Future strategic decisions require the proper utilization of knowledge that focuses on the application of knowledge in order to establish solutions and management protocols to complex patient issues and needs (American Nurses Association [ANA], 2015). The issue is more than evident with a focus on the research problem. Undoubtedly, the DIKW process showed the complexity of the disorder and medical considerations over its elimination. Thus, each particular case within the clinical environment should be well-reasoned, with individual approach to each patient because of potential risk factors, existing comorbidities, and relevance of treatment methods among others.

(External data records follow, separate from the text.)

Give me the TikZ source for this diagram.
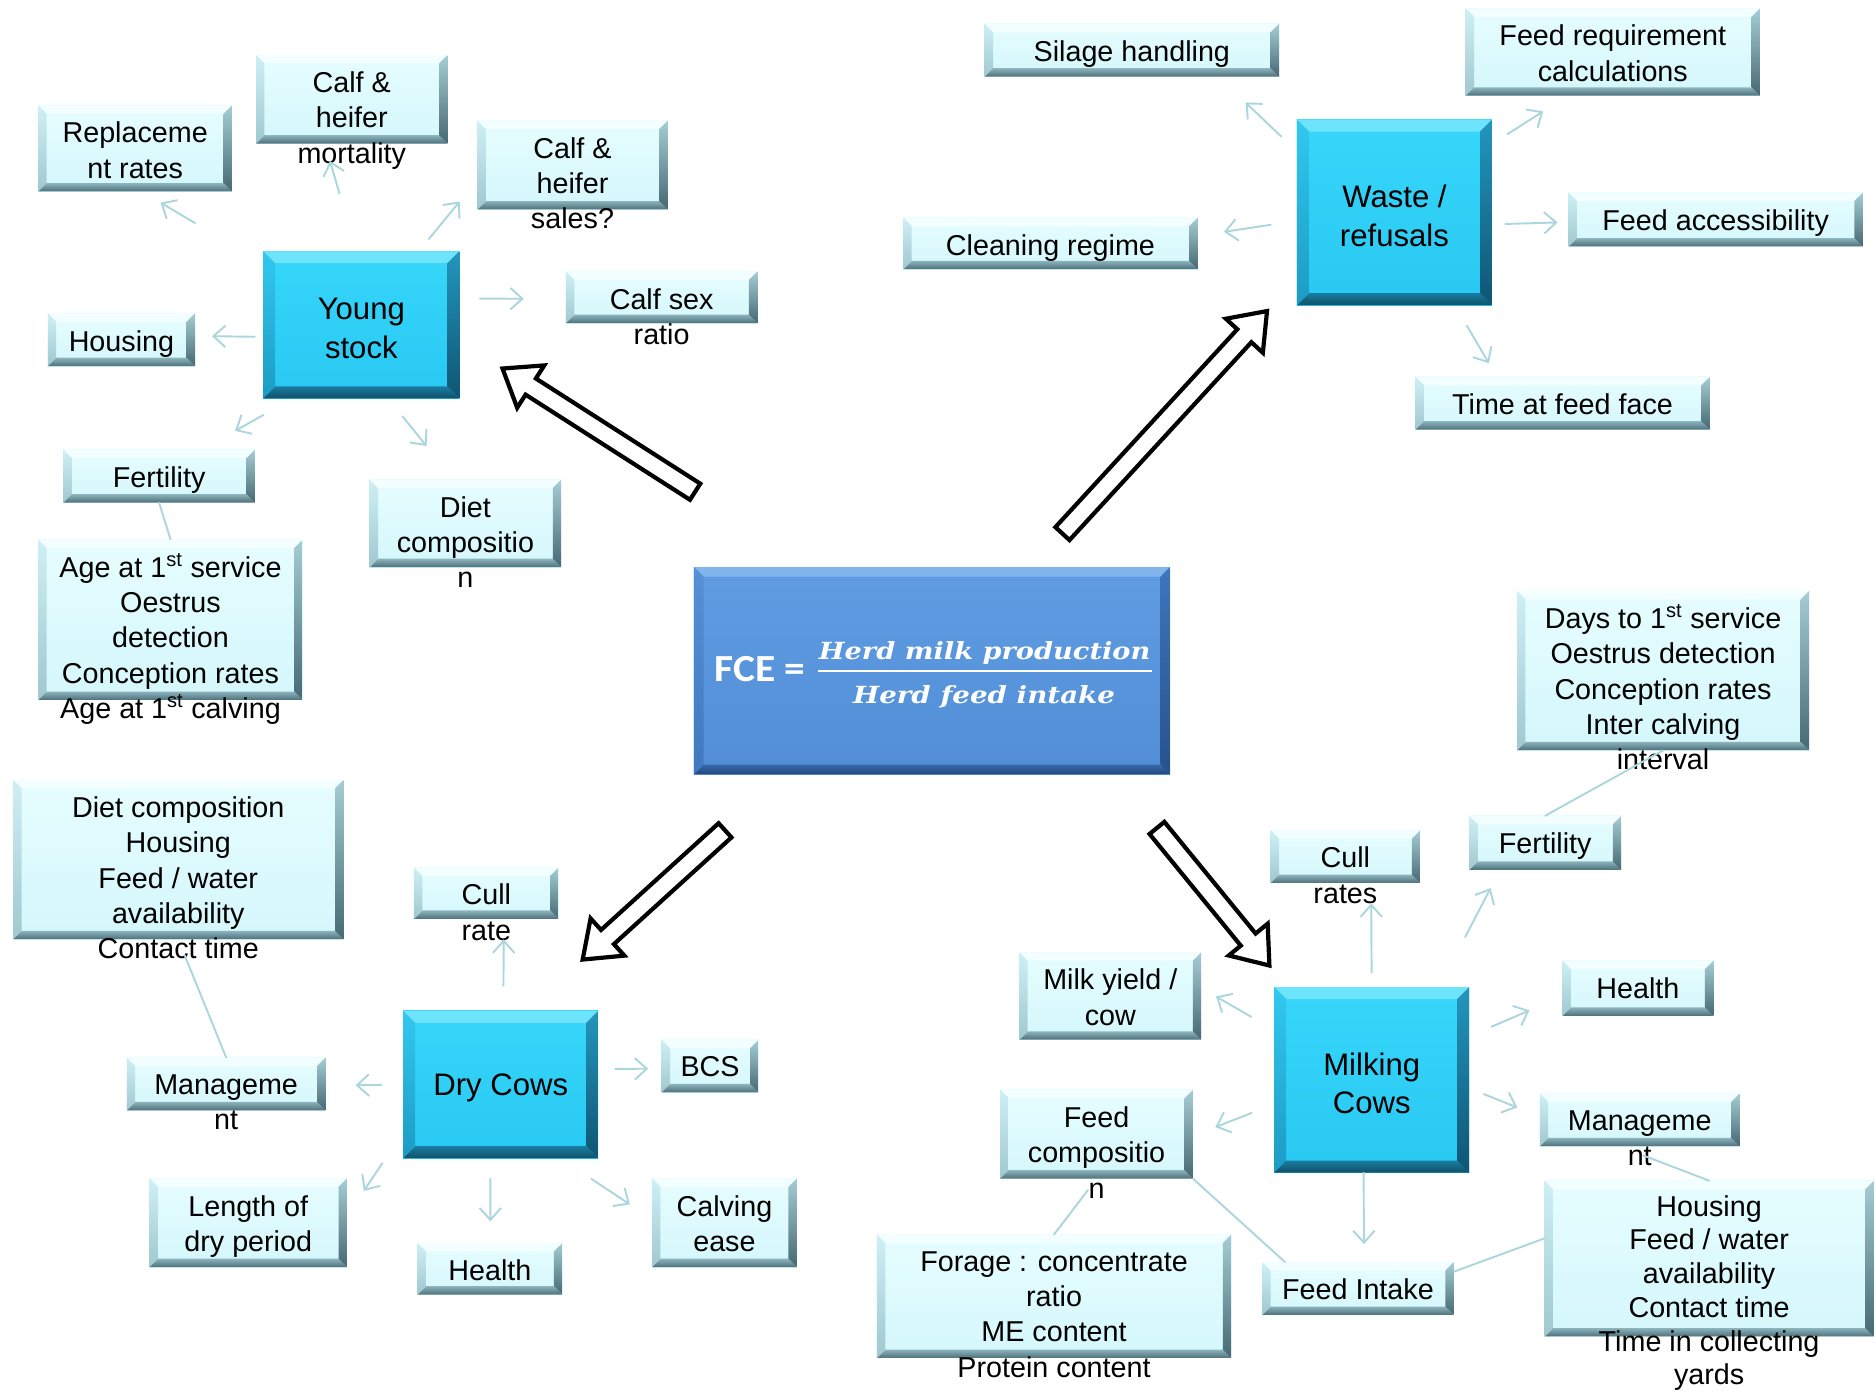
\documentclass[tikz,border=0pt]{standalone}
\usepackage{fontspec}
\usepackage{graphicx}
\setmainfont{Liberation Sans}
\newfontfamily\fcefont{Carlito}
\newfontfamily\fracfont{DejaVu Serif}
\usetikzlibrary{arrows.meta,calc}

\definecolor{lfillT}{RGB}{230,253,255}
\definecolor{lfillB}{RGB}{212,247,251}
\definecolor{ltop}{RGB}{242,254,255}
\definecolor{lleftA}{RGB}{205,240,245}
\definecolor{lleftB}{RGB}{160,200,207}
\definecolor{lrightA}{RGB}{165,205,212}
\definecolor{lrightB}{RGB}{70,105,115}
\definecolor{lbotA}{RGB}{140,180,188}
\definecolor{lbotB}{RGB}{78,112,122}
\definecolor{dfillT}{RGB}{55,214,250}
\definecolor{dfillB}{RGB}{40,200,242}
\definecolor{dtop}{RGB}{110,228,252}
\definecolor{dleftA}{RGB}{50,200,240}
\definecolor{dleftB}{RGB}{28,155,195}
\definecolor{drightA}{RGB}{35,150,190}
\definecolor{drightB}{RGB}{15,85,115}
\definecolor{dbotA}{RGB}{25,125,160}
\definecolor{dbotB}{RGB}{15,80,105}
\definecolor{ffillT}{RGB}{96,156,226}
\definecolor{ffillB}{RGB}{82,142,214}
\definecolor{ftop}{RGB}{128,180,236}
\definecolor{fleftA}{RGB}{85,145,215}
\definecolor{fleftB}{RGB}{65,120,190}
\definecolor{frightA}{RGB}{62,118,188}
\definecolor{frightB}{RGB}{38,82,140}
\definecolor{fbotA}{RGB}{55,105,170}
\definecolor{fbotB}{RGB}{35,72,125}
\definecolor{cln}{RGB}{170,214,220}

\newcommand\bev[8]{%
  \path (path picture bounding box.north west) coordinate (bNW)
        (path picture bounding box.north east) coordinate (bNE)
        (path picture bounding box.south west) coordinate (bSW)
        (path picture bounding box.south east) coordinate (bSE);
  \fill[#2] (bNW) -- (bNE) -- ([xshift=-#1,yshift=-#1]bNE) -- ([xshift=#1,yshift=-#1]bNW) -- cycle;
  \shade[top color=#3, bottom color=#4] (bSW) -- (bSE) -- ([xshift=-#1,yshift=#1]bSE) -- ([xshift=#1,yshift=#1]bSW) -- cycle;
  \shade[top color=#5, bottom color=#6] (bNW) -- (bSW) -- ([xshift=#1,yshift=#1]bSW) -- ([xshift=#1,yshift=-#1]bNW) -- cycle;
  \shade[top color=#7, bottom color=#8] (bNE) -- (bSE) -- ([xshift=-#1,yshift=#1]bSE) -- ([xshift=-#1,yshift=-#1]bNE) -- cycle;
}

\tikzset{
  lbox/.style={rectangle, inner sep=0pt, top color=lfillT, bottom color=lfillB,
    path picture={\bev{7pt}{ltop}{lbotA}{lbotB}{lleftA}{lleftB}{lrightA}{lrightB}}},
  ltxt/.style={anchor=north, inner sep=0pt, align=center, text=black,
    font=\fontsize{24}{29.5}\selectfont},
  dbox/.style={rectangle, inner sep=0pt, top color=dfillT, bottom color=dfillB,
    path picture={\bev{10pt}{dtop}{dbotA}{dbotB}{dleftA}{dleftB}{drightA}{drightB}}},
  dtxt/.style={inner sep=0pt, align=center, text=black,
    font=\fontsize{26}{32}\selectfont},
  fbox/.style={rectangle, inner sep=0pt, top color=ffillT, bottom color=ffillB,
    path picture={\bev{8pt}{ftop}{fbotA}{fbotB}{fleftA}{fleftB}{frightA}{frightB}}},
  conn/.style={draw=cln, line width=1.6pt, line cap=round,
    -{Straight Barb[length=10pt,width=18pt]}},
  plainln/.style={draw=cln, line width=1.6pt, line cap=round},
  bigarr/.style={draw=black, line width=3.5pt, fill=white, line join=miter}
}

\newcommand\sts{\smash{\textsuperscript{st}}}
\newcommand\mkbox[7][]{%
  \node[lbox, minimum width={(#5-#3)*1pt}, minimum height={(#6-#4)*1pt}] (#2) at ({(#3+#5)/2},{(#4+#6)/2}) {};
  \node[ltxt,#1] (#2t) at ([yshift=-14pt]#2.north) {#7};
}
\newcommand\mkdbox[6]{%
  \node[dbox, minimum width={(#4-#2)*1pt}, minimum height={(#5-#3)*1pt}] (#1) at ({(#2+#4)/2},{(#3+#5)/2}) {};
  \node[dtxt] (#1t) at ([yshift=-3pt]#1.center) {#6};
}
\newcommand\cn[6]{\draw[conn, shorten <=#5pt, shorten >=#6pt] (#1.#2) -- (#3.#4);}
\newcommand\bigarrow[2]{%
  \draw[bigarr] let \p1=($(#2)-(#1)$), \n1={atan2(\y1,\x1)}, \n2={veclen(\x1,\y1)} in
    [shift={(#1)}, rotate=\n1]
    (0pt,-8pt) -- ({(\n2-28)*1pt},-8pt) -- ({(\n2-28)*1pt},-21pt) -- ({\n2*1pt},0pt)
    -- ({(\n2-28)*1pt},21pt) -- ({(\n2-28)*1pt},8pt) -- (0pt,8pt) -- cycle;
}

\begin{document}
\begin{tikzpicture}[x=1pt,y=-1pt]
\fill[white] (0,0) rectangle (1568,1165);
\useasboundingbox (0,0) rectangle (1568,1165);

% ---------- Young stock cluster
\mkbox{rep}{32}{88}{194}{160}{Replaceme\\nt rates}
\mkbox{mort}{214}{46}{374}{120}{Calf \&\\heifer\\mortality}
\mkbox{sales}{399}{101}{558}{175}{Calf \&\\heifer\\sales?}
\mkdbox{ys}{220}{210}{384}{333}{Young\\stock}
\mkbox{yhous}{40}{262}{163}{306}{Housing}
\mkbox{csex}{473}{227}{633}{270}{Calf sex\\ratio}
\mkbox{yfert}{53}{376}{213}{420}{Fertility}
\mkbox{yage}{32}{451}{253}{585}{Age at 1\sts{} service\\Oestrus\\detection\\Conception rates\\Age at 1\sts{} calving}
\mkbox{ydiet}{309}{401}{469}{474}{Diet\\compositio\\n}

% ---------- Waste cluster
\mkbox{silage}{823}{20}{1069}{64}{Silage handling}
\mkbox{feedreq}{1225}{7}{1471}{80}{Feed requirement\\calculations}
\mkdbox{waste}{1084}{100}{1247}{255}{Waste /\\refusals}
\mkbox{clean}{755}{182}{1001}{225}{Cleaning regime}
\mkbox{feedacc}{1311}{161}{1557}{206}{Feed accessibility}
\mkbox{timeff}{1183}{315}{1429}{359}{Time at feed face}

% ---------- Dry cows cluster
\mkbox{ddiet}{11}{652}{287}{785}{Diet composition\\Housing\\Feed / water\\availability\\Contact time}
\mkbox{dcull}{346}{725}{467}{768}{Cull\\rate}
\mkdbox{dry}{337}{845}{500}{968}{Dry Cows}
\mkbox{dmgmt}{106}{884}{272}{928}{Manageme\\nt}
\mkbox{bcs}{553}{869}{634}{913}{BCS}
\mkbox{dlen}{125}{985}{290}{1059}{Length of\\dry period}
\mkbox{dhealth}{349}{1039}{470}{1082}{Health}
\mkbox{calv}{545}{985}{666}{1059}{Calving\\ease}

% ---------- Milking cows cluster
\mkbox{mcull}{1062}{694}{1187}{738}{Cull\\rates}
\mkbox{mfert}{1228}{682}{1355}{727}{Fertility}
\mkbox{mdays}{1268}{494}{1512}{627}{Days to 1\sts{} service\\Oestrus detection\\Conception rates\\Inter calving\\interval}
\mkbox{milky}{852}{796}{1004}{869}{Milk yield /\\cow}
\mkbox{mhealth}{1306}{803}{1432}{849}{Health}
\mkdbox{milk}{1065}{825}{1228}{980}{Milking\\Cows}
\mkbox{fcomp}{836}{911}{997}{985}{Feed\\compositio\\n}
\mkbox{mmgmt}{1287}{914}{1454}{958}{Manageme\\nt}
\mkbox[font=\fontsize{24}{28.2}\selectfont, yshift=2pt]{mhous}{1291}{987}{1566}{1117}{Housing\\Feed / water\\availability\\Contact time\\Time in collecting\\yards}
\mkbox{forage}{733}{1032}{1029}{1135}{Forage : concentrate\\ratio\\ME content\\Protein content}
\mkbox{fintake}{1055}{1055}{1215}{1099}{Feed Intake}

% ---------- FCE box
\node[fbox, minimum width=398pt, minimum height=173pt] (fce) at (779,560.5) {};
\node[anchor=base west, inner sep=0pt, text=white] (fcel) at (597,570)
  {\resizebox{76pt}{21pt}{\fcefont\bfseries FCE =}};
\node[anchor=base, inner sep=0pt, text=white] (fnum) at (823,551)
  {\resizebox{277pt}{15pt}{\fracfont\bfseries\itshape Herd milk production}};
\node[anchor=base, inner sep=0pt, text=white] (fden) at (822.5,588)
  {\resizebox{219pt}{15pt}{\fracfont\bfseries\itshape Herd feed intake}};
\draw[white, line width=2pt] (684,561) -- (963,561);

% ---------- big hollow arrows
\coordinate (aYs) at (581,411); \coordinate (aYe) at (420,308);
\coordinate (aWs) at (888,446); \coordinate (aWe) at (1059,260);
\coordinate (aDs) at (606,694); \coordinate (aDe) at (487,802);
\coordinate (aMs) at (967,692); \coordinate (aMe) at (1061,807);
\bigarrow{aYs}{aYe}
\bigarrow{aWs}{aWe}
\bigarrow{aDs}{aDe}
\bigarrow{aMs}{aMe}

% ---------- connectors: young stock
\cn{ys}{148}{rep}{279}{66}{18}
\cn{ys}{94}{mort}{239}{50}{15}
\cn{ys}{52}{sales}{189}{13}{23}
\cn{ys}{15}{csex}{181}{17}{35}
\cn{ys}{187}{yhous}{3}{7}{14}
\cn{ys}{227}{yfert}{32}{28}{32}
\cn{ys}{290}{ydiet}{105}{19}{36}
\draw[plainln] (yfert.south) -- (yage.north);

% ---------- connectors: waste
\cn{waste}{148}{silage}{343}{18}{31}
\cn{waste}{35}{feedreq}{224}{15}{24}
\cn{waste}{185}{clean}{3}{22}{22}
\cn{waste}{353}{feedacc}{181}{11}{9}
\cn{waste}{303}{timeff}{158}{20}{13}

% ---------- connectors: dry cows
\cn{dry}{88}{dcull}{304}{21}{17}
\cn{dry}{180}{dmgmt}{359}{18}{25}
\cn{dry}{9}{bcs}{183}{14}{11}
\cn{dry}{206}{dlen}{4}{31}{25}
\cn{dry}{262}{dhealth}{89}{17}{18}
\cn{dry}{309}{calv}{177}{31}{22}
\draw[plainln, shorten >=14pt] (dmgmt.north) -- (ddiet.south);

% ---------- connectors: milking cows
\cn{milk}{90}{mcull}{314}{12}{17}
\cn{milk}{54}{mfert}{211}{47}{17}
\cn{milk}{24}{mhealth}{186}{20}{30}
\cn{milk}{355}{mmgmt}{178}{13}{20}
\cn{milk}{265}{fintake}{77}{0}{15}
\cn{milk}{153}{milky}{5}{22}{14}
\cn{milk}{194}{fcomp}{359}{20}{20}
\draw[plainln] (fcomp.south east) -- (fintake.160);
\draw[plainln, shorten >=12pt] (forage.north) -- (fcomp.south);
\draw[plainln] (fintake.10) -- (mhous.173);
\draw[plainln, shorten <=21pt] (mmgmt.233) -- (mhous.north);
\draw[plainln] (mfert.north) -- (mdays.south);
\end{tikzpicture}
\end{document}
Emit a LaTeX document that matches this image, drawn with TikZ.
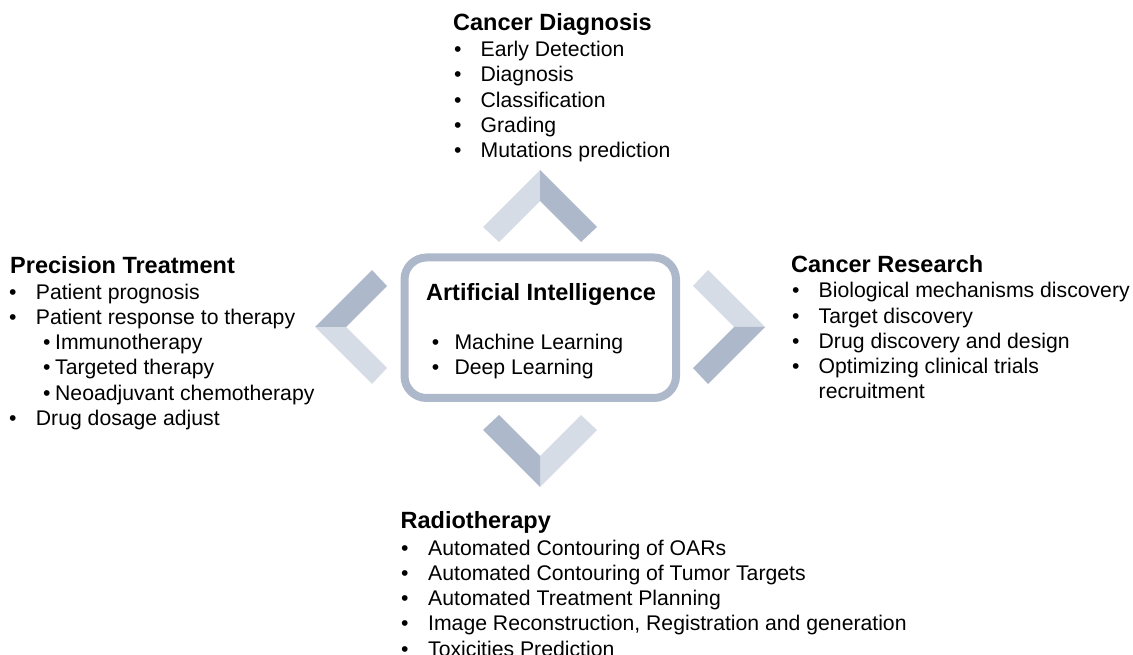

This paper examined major depression through the formulating of clinical questions and relating them to the four-step process of data, information, knowledge, and wisdom (DIKW). The analysis revealed the notable mediating role of nursing informatics as an opportunity for acquiring wisdom for development of solutions to address major depression in a holistic manner. The step-by-step analysis clearly showed that all the elements of the DIKW system are inextricably linked. Moreover, reference to informatics resources was valuable to understand that it is crucial for follow each stage of the framework gradually, in sequence, and in a well-thought-out manner to gain wisdom in order to enhance the approach to treating depression effectively.